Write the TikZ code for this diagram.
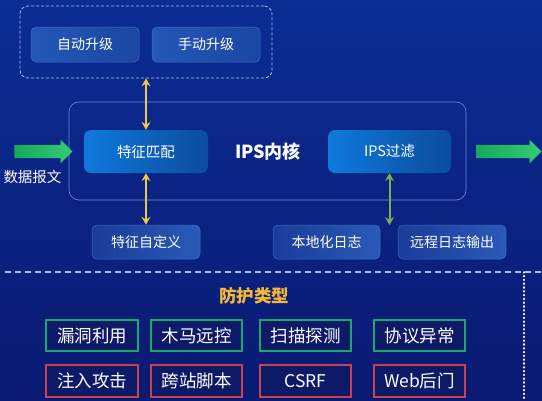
---
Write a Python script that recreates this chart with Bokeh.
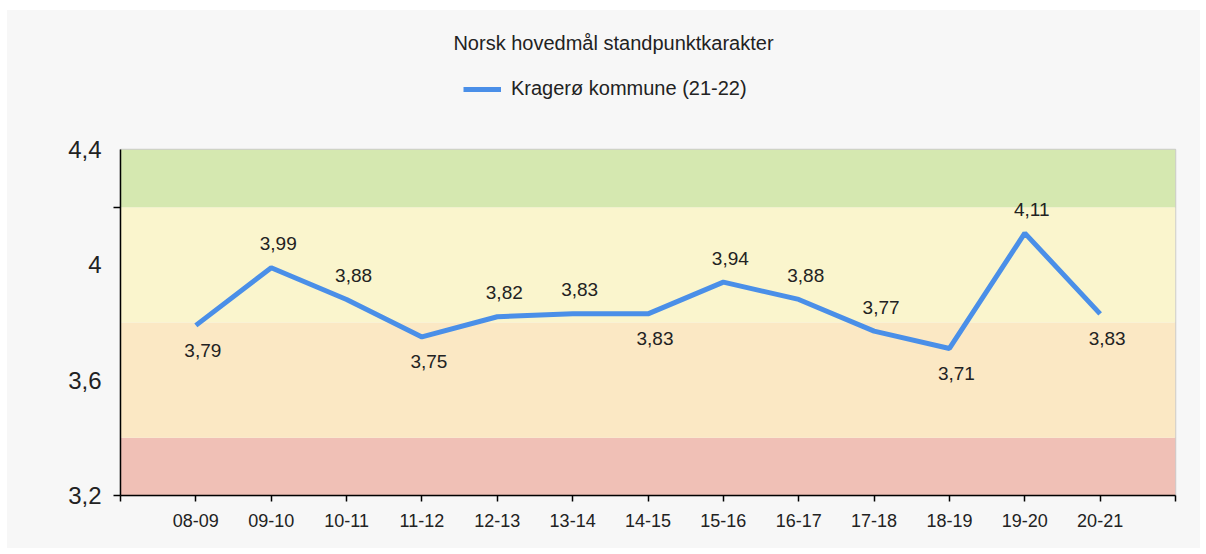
==
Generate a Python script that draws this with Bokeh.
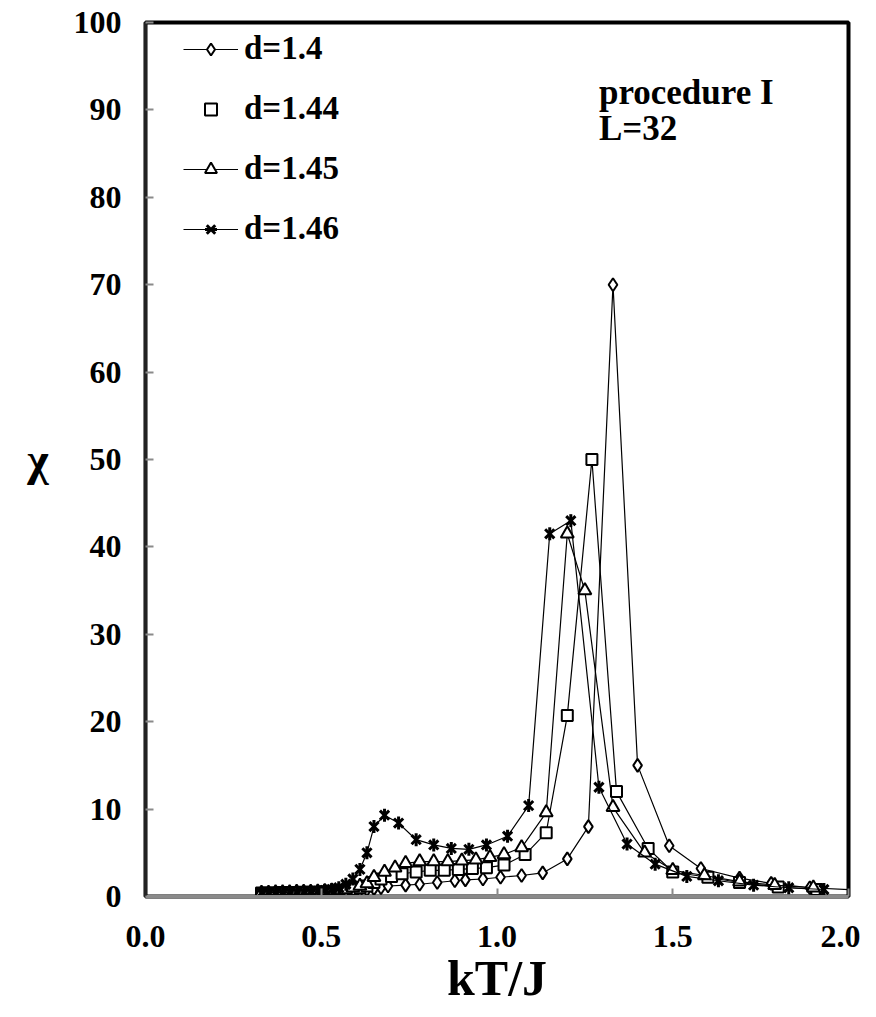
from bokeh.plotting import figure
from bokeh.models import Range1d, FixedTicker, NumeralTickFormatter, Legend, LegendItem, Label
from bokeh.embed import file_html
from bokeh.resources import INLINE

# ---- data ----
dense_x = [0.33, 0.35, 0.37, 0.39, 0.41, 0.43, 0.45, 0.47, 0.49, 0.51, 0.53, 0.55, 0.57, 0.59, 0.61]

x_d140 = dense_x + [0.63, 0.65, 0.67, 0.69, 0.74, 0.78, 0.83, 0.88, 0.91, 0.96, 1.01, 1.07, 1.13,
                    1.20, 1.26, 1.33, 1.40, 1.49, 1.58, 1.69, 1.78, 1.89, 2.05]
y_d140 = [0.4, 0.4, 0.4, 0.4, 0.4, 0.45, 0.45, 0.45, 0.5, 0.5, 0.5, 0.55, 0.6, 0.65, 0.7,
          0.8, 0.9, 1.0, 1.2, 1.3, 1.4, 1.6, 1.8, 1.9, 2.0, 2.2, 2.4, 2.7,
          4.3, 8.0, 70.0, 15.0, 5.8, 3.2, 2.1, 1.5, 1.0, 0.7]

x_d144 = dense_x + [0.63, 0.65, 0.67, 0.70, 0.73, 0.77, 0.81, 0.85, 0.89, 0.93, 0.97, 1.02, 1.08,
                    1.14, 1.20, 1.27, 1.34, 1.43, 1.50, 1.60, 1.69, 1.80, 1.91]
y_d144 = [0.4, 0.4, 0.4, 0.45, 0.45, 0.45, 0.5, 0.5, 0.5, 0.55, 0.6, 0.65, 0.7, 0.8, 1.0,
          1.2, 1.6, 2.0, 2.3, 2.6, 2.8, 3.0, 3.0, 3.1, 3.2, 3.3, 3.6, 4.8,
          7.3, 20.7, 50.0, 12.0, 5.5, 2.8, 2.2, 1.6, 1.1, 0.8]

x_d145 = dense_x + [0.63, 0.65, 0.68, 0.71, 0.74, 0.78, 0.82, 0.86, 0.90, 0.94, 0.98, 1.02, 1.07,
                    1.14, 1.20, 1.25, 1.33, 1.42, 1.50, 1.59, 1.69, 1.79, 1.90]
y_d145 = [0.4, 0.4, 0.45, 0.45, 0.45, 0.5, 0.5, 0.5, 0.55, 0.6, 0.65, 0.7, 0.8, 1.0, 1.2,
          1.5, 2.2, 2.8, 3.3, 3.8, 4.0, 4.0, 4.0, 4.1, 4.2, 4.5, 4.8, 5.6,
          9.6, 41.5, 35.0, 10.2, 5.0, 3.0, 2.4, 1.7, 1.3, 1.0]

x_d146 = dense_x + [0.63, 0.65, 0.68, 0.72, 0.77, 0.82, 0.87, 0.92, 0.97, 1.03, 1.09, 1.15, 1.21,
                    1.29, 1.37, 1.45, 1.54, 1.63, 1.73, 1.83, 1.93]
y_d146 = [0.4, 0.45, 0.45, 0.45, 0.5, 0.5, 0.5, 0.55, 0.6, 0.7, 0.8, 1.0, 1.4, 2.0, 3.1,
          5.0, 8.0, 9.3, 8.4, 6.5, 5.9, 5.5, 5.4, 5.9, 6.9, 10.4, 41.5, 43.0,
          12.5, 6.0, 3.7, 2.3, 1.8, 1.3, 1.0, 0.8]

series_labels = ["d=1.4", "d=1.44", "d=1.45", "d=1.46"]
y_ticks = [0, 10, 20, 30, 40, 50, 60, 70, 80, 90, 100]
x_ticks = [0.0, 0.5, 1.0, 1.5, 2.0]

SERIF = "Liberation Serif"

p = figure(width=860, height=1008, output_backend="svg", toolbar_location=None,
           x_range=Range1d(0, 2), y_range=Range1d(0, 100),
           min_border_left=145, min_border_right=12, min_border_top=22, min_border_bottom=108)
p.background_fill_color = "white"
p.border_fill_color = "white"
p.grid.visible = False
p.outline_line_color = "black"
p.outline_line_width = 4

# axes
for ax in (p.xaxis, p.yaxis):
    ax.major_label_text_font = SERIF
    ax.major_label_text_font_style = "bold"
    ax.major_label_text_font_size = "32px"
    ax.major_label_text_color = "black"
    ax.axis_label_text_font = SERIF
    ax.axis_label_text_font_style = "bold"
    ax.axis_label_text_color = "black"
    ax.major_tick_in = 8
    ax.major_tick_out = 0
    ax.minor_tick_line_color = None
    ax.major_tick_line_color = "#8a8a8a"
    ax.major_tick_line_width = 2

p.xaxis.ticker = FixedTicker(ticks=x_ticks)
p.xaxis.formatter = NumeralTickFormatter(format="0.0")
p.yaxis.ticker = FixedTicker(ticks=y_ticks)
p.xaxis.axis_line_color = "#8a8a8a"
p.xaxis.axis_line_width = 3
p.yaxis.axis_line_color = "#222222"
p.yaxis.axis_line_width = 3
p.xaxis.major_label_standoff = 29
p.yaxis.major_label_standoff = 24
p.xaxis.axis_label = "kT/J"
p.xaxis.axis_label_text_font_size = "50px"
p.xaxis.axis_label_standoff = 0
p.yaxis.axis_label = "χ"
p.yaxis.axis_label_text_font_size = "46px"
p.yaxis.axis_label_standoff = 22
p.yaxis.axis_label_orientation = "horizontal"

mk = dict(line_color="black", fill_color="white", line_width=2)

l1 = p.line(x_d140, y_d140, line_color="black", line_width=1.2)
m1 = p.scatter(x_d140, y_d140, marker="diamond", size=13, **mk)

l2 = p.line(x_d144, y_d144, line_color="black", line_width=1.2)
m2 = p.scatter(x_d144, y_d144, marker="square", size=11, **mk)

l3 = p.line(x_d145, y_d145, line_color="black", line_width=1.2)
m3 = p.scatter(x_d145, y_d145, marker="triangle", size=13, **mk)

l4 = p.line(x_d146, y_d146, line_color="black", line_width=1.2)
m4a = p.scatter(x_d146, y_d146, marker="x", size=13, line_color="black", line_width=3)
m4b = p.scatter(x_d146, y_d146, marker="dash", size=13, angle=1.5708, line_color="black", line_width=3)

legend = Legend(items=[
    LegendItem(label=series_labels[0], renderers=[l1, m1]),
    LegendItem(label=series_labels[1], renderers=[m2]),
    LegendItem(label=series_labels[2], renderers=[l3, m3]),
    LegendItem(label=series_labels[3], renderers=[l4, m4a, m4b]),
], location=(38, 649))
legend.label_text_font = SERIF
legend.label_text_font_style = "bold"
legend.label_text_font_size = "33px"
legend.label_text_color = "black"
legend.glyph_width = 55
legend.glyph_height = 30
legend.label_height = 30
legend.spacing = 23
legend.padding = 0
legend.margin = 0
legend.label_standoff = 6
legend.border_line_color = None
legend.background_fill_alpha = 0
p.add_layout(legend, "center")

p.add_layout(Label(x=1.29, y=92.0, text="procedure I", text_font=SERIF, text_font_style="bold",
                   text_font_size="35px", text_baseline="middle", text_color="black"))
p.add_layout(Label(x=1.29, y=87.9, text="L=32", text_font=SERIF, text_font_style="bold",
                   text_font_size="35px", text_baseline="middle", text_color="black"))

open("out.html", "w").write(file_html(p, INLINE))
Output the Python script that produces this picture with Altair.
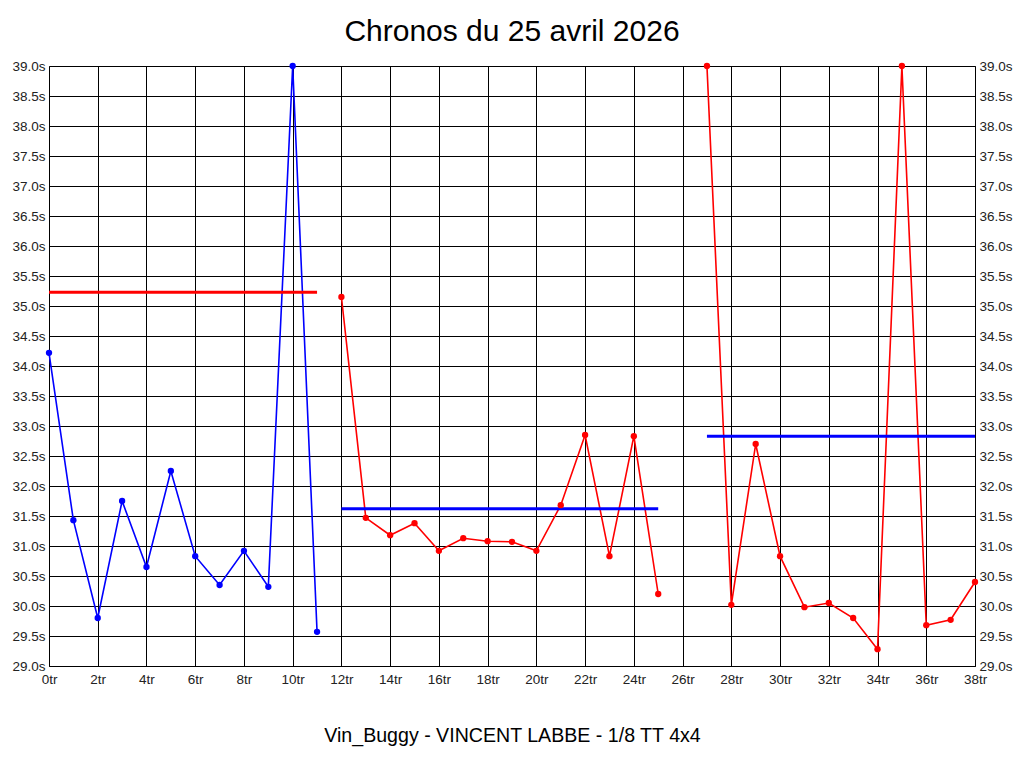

WHAT IS ASKED: Every line holding "picture" should be copied out.

RESPONSE:
Output the Python script that produces this picture with Altair.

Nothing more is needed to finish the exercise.